The majority of the lawsuits challenging the mandate around the country have been filed by religious institutions, but a significant number have been filed by profit-making companies run by people who have religious objections to birth control drugs and devices that they believe will lead to abortion, which they oppose as a matter of their faith.
The Illinois case involves a construction company, Korte & Luitjohan Contractors, Inc., of Highland, Illinois. A Roman Catholic couple, Cyril and Jane Korte, own about eighty-eight percent of the company, which employs ninety full-time workers. About seventy of those are members of a labor union, which provides them with health insurance. The Kortes provide health insurance for the other twenty employees. The Kortes have told the courts that they did not realize until recently that their health plan for those twenty workers did provide for coverage of contraceptives. They want to drop that plan as of January 1, and set up a new one without that coverage, and they sued to get the right to do so free of the new law’s mandate.
The Kortes’ main challenge is under the Religious Freedom Restoration Act, and it was that challenge that the Seventh Circuit majority concluded is likely to succeed when their appeal is decided. The new mandate, it concluded, probably will be shown to impose a “substantial burden” on the couple’s religious faith and on the religious principles on which they run their company. The panel majority also concluded that the federal government has not yet shown a compelling interest, in assuring contraceptive coverage, that was significant enough to justify the burden on the family’s faith.
In a key passage in the panel majority’s ruling, it remarked that the fact that the Kortes “operate their business in the corporate form is not dispositive of their claim…The contraception mandate applies to K&L Contractors as an employer of more than 50 employees, and the Kortes would have to violate their religious beliefs to operate their company in compliance with it.” The passage suggesting that the corporation itself has rights relied upon a citation to the Supreme Court’s 2010 decision in Citizens United v. Federal Election Commission, finding that corporations have full First Amendment rights (at least in the campaign spending context).
While other courts that have refused pleas to block enforcement of the mandate have relied upon the argument that the mandate does not impose a direct obligation on employers to provide actual access to birth control and other contraceptives measures, but only to provide insurance in the event women workers chose to use it for that purpose, the Seventh Circuit majority concluded that the mandate involves “coerced coverage of contraceptives, abortifacients, sterilization and related services” and not the later purchase or use of those services. That, it said, is the potential violation of religious freedom.
The panel majority did note Justice Sotomayor’s ruling on Wednesday against blocking the mandate, in an Oklahoma case. But it said the standard for obtaining an injunction from the Supreme Court is a more demanding one than to obtain one at a federal appeals court.
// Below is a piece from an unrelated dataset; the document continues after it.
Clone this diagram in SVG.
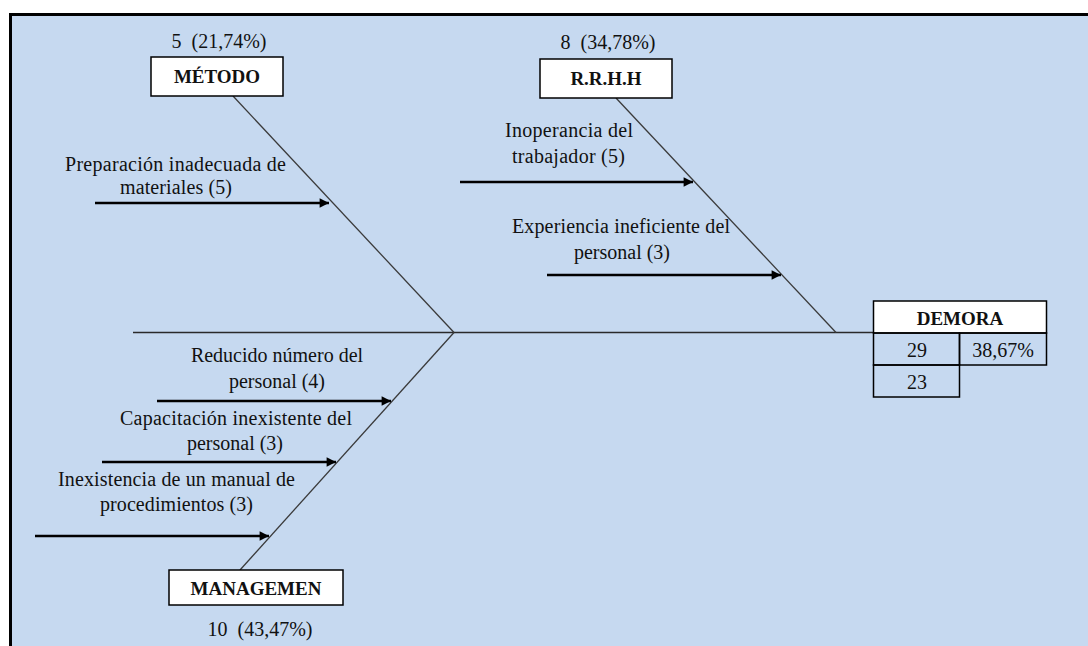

The Circuit Court’s majority opinion was unsigned, but it had the support of Circuit Judges Joel M. Flaum and Diane S. Sykes. Circuit Judge Ilana Diamond Rovner dissented, arguing that the Kortes had not made a case for an order blocking enforcement. Judge Rovner relied partly on her view of the potential merits of the challenge, but also upon the fact that the Kortes waited too long to pursue their claim after discovering that the health plan they had for the twenty workers did cover contraceptives.